◆ Work instructions ◆
Each line that holds the word "this" should be returned.
◇ ◇ ◇ ◇
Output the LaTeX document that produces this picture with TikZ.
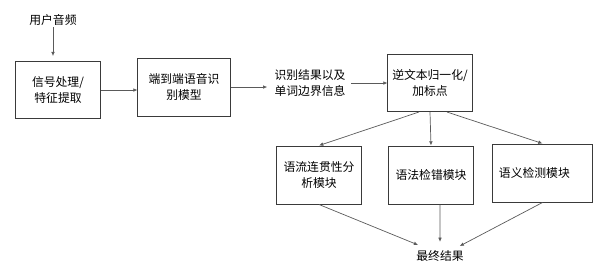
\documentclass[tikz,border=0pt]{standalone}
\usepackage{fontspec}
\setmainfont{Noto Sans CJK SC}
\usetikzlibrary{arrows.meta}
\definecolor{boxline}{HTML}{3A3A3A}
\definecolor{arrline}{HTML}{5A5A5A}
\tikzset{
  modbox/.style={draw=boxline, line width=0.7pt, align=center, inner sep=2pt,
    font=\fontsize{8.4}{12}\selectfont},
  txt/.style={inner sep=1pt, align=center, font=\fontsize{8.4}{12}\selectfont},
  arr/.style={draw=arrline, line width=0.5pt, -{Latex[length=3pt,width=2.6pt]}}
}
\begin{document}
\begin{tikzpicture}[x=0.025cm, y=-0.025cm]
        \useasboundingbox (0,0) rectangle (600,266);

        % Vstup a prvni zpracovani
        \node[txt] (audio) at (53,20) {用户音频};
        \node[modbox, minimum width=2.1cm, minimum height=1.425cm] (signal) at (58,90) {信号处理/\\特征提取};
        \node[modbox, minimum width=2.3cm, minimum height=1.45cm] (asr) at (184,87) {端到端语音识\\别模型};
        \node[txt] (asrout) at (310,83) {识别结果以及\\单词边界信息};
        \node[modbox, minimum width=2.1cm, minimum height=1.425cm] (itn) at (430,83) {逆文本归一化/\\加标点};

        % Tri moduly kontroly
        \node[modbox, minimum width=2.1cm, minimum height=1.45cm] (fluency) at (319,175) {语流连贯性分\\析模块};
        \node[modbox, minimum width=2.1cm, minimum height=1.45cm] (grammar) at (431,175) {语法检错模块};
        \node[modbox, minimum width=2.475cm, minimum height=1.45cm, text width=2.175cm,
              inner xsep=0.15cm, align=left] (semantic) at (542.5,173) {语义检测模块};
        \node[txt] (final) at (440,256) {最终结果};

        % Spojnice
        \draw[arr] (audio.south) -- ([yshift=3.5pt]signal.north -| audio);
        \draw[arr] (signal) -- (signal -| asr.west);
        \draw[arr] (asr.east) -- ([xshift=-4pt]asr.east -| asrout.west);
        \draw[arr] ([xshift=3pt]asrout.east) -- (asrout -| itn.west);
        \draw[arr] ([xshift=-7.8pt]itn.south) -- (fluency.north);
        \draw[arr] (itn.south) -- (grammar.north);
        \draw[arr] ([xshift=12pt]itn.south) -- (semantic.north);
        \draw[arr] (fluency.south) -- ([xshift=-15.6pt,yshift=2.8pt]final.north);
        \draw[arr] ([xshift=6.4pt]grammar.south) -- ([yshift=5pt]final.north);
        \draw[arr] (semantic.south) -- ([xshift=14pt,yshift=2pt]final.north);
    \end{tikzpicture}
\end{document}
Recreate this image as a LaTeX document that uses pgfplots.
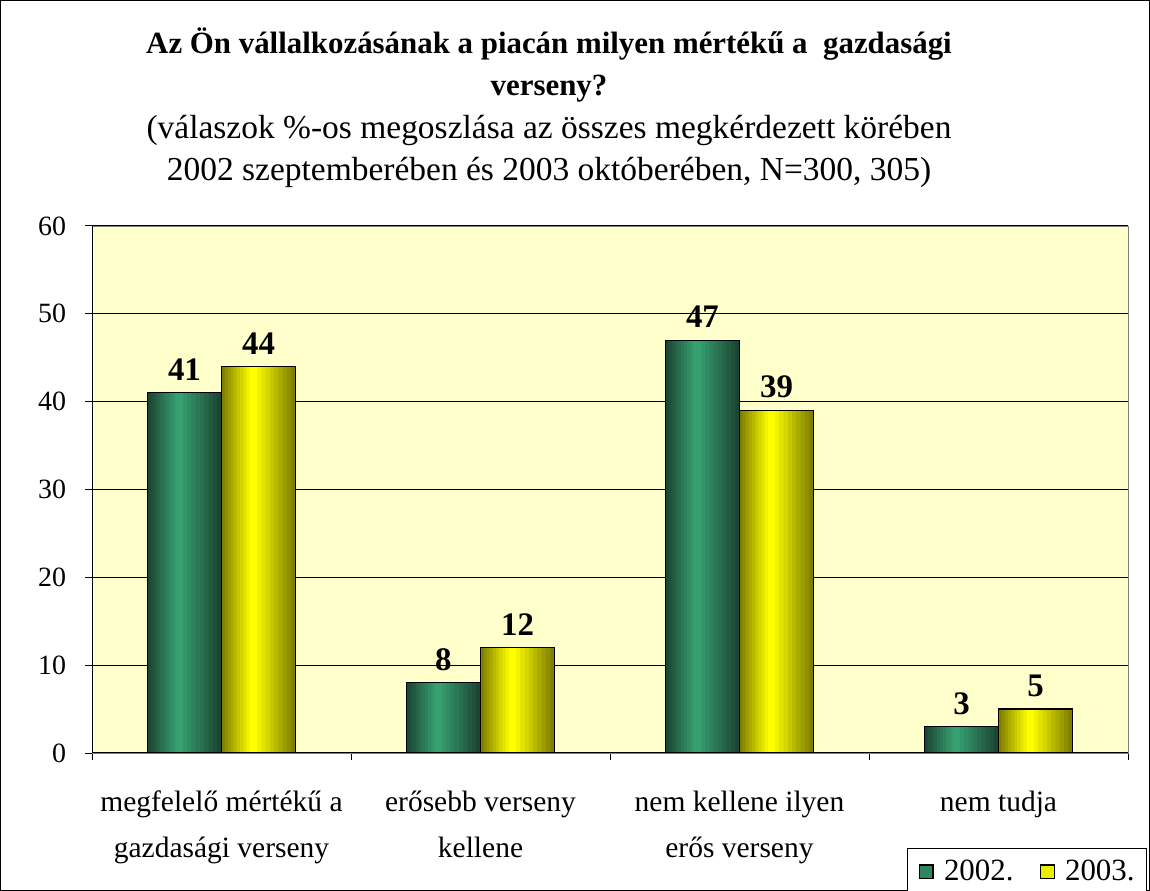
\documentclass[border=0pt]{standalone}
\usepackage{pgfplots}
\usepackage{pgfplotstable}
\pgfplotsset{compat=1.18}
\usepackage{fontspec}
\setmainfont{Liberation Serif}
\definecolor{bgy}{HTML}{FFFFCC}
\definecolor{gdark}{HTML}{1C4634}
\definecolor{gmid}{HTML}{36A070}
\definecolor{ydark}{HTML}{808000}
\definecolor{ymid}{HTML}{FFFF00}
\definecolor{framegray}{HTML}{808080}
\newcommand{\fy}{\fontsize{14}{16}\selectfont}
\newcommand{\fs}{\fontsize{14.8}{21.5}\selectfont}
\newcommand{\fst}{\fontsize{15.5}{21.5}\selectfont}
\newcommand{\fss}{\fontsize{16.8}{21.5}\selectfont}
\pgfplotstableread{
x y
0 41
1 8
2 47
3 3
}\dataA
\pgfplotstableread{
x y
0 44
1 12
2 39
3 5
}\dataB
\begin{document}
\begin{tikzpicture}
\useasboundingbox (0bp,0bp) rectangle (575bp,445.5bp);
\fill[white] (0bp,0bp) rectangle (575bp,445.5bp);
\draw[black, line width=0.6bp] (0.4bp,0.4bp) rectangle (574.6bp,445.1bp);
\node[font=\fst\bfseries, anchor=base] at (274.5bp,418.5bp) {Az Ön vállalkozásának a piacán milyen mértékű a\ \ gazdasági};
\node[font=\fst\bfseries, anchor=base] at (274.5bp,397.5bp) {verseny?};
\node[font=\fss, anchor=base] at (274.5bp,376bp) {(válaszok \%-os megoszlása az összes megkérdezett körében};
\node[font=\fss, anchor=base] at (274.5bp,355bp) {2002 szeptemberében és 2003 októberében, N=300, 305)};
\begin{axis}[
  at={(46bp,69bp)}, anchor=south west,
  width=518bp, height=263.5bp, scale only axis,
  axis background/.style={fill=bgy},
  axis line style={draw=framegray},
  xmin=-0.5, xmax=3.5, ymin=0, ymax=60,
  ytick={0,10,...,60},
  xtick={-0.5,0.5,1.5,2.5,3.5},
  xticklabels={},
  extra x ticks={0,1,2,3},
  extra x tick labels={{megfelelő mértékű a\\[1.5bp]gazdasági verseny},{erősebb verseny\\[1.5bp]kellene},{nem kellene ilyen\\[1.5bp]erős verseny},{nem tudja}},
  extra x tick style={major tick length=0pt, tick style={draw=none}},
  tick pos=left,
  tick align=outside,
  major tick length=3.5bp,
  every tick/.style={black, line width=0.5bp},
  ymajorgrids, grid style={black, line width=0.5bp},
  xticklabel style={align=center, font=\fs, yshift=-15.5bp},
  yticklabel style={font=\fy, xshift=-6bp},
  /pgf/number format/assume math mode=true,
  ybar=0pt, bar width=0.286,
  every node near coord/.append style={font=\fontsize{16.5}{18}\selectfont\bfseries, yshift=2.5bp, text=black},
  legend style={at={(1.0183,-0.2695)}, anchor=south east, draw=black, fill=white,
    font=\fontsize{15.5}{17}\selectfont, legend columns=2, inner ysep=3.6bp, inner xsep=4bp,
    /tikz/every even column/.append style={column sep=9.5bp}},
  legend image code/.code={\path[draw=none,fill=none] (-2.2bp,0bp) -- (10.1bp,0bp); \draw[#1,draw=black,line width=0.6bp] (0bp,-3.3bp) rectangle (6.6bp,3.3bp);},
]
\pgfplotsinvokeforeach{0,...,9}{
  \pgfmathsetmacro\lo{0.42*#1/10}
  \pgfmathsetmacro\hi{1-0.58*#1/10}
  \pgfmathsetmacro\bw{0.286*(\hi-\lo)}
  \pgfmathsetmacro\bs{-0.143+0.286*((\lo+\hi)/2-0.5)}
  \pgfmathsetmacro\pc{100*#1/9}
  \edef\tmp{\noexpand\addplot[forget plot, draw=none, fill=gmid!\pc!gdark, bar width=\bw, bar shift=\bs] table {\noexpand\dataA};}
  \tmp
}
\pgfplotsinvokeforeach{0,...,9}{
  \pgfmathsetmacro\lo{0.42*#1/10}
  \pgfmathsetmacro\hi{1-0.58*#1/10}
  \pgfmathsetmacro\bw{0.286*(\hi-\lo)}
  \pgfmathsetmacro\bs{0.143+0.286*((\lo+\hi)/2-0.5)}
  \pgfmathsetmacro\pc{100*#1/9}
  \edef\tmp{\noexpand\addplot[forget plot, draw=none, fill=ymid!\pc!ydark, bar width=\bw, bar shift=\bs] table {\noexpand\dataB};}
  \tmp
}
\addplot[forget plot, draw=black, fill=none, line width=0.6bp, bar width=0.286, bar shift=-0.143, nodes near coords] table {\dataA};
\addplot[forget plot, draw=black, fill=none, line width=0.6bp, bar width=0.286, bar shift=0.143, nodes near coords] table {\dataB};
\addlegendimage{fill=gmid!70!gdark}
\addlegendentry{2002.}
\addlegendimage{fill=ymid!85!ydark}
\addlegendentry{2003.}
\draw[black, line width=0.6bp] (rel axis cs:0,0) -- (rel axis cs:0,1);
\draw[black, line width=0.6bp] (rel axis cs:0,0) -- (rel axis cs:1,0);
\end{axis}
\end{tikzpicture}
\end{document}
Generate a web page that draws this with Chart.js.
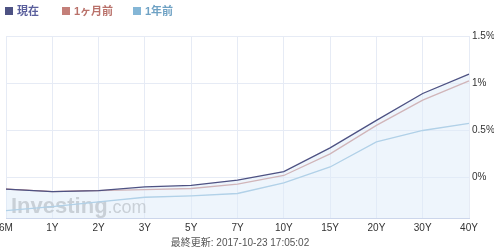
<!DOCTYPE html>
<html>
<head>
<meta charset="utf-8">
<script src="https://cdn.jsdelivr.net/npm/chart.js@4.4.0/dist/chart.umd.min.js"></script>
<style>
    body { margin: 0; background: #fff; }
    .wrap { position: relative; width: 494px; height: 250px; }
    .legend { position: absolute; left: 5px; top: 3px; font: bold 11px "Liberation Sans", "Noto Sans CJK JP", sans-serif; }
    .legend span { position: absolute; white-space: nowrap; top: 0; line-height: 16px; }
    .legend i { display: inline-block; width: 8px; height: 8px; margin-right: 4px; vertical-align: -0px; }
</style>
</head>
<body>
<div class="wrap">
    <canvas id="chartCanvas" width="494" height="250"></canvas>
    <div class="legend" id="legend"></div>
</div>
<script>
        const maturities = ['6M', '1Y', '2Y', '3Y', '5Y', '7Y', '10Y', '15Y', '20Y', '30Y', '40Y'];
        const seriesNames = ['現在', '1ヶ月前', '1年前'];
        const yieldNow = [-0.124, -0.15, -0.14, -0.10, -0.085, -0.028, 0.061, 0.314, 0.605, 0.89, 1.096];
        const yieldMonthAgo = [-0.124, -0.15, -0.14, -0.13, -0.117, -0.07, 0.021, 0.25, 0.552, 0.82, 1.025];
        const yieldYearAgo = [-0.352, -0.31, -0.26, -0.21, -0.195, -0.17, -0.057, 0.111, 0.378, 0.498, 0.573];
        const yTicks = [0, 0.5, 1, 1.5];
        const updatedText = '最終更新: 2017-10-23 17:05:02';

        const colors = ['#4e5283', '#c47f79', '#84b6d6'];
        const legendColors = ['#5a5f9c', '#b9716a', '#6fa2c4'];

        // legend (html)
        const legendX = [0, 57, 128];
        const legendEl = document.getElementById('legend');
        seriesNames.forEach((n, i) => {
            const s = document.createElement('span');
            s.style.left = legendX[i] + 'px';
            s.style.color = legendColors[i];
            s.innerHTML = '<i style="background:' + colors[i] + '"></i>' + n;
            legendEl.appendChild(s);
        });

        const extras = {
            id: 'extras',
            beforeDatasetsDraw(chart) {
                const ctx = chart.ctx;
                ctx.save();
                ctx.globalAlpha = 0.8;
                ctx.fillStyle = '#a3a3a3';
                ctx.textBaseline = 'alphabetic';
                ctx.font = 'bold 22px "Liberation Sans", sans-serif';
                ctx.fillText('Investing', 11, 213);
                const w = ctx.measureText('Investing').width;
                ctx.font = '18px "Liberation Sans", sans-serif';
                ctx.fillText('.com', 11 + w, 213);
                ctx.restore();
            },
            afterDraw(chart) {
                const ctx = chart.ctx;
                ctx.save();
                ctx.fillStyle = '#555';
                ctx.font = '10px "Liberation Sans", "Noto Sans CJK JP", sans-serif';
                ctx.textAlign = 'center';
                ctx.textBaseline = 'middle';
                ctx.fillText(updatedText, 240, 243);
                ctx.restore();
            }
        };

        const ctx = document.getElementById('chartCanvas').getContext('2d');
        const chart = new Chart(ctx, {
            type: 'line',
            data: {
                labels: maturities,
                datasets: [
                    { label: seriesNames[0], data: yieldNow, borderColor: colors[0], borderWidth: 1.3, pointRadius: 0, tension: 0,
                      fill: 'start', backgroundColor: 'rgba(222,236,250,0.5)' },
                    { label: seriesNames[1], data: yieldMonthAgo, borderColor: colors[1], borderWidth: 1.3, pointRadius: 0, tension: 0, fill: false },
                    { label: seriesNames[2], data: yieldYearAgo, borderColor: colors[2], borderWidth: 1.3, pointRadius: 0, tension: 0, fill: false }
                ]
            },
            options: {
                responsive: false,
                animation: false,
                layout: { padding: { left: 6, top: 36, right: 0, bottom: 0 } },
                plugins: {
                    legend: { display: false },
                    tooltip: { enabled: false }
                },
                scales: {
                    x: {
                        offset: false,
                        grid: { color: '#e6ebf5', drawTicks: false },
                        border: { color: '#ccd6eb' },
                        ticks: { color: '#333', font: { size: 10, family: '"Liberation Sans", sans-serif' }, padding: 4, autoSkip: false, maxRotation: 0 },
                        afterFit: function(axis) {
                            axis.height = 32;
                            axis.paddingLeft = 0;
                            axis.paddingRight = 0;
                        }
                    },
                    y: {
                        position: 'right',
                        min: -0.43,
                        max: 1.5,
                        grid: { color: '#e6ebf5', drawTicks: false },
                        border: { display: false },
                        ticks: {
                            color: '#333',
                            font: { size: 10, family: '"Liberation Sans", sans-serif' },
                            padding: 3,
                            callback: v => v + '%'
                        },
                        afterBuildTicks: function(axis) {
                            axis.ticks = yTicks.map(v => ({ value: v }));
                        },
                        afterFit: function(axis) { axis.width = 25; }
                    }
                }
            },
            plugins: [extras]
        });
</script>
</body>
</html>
◇ ◇ ◇ ◇
◆ Exercise solution ◆
Output the LaTeX document that produces this picture with TikZ.
Recreate this image as a LaTeX document that uses pgfplots.
Generate a web page that draws this with Chart.js.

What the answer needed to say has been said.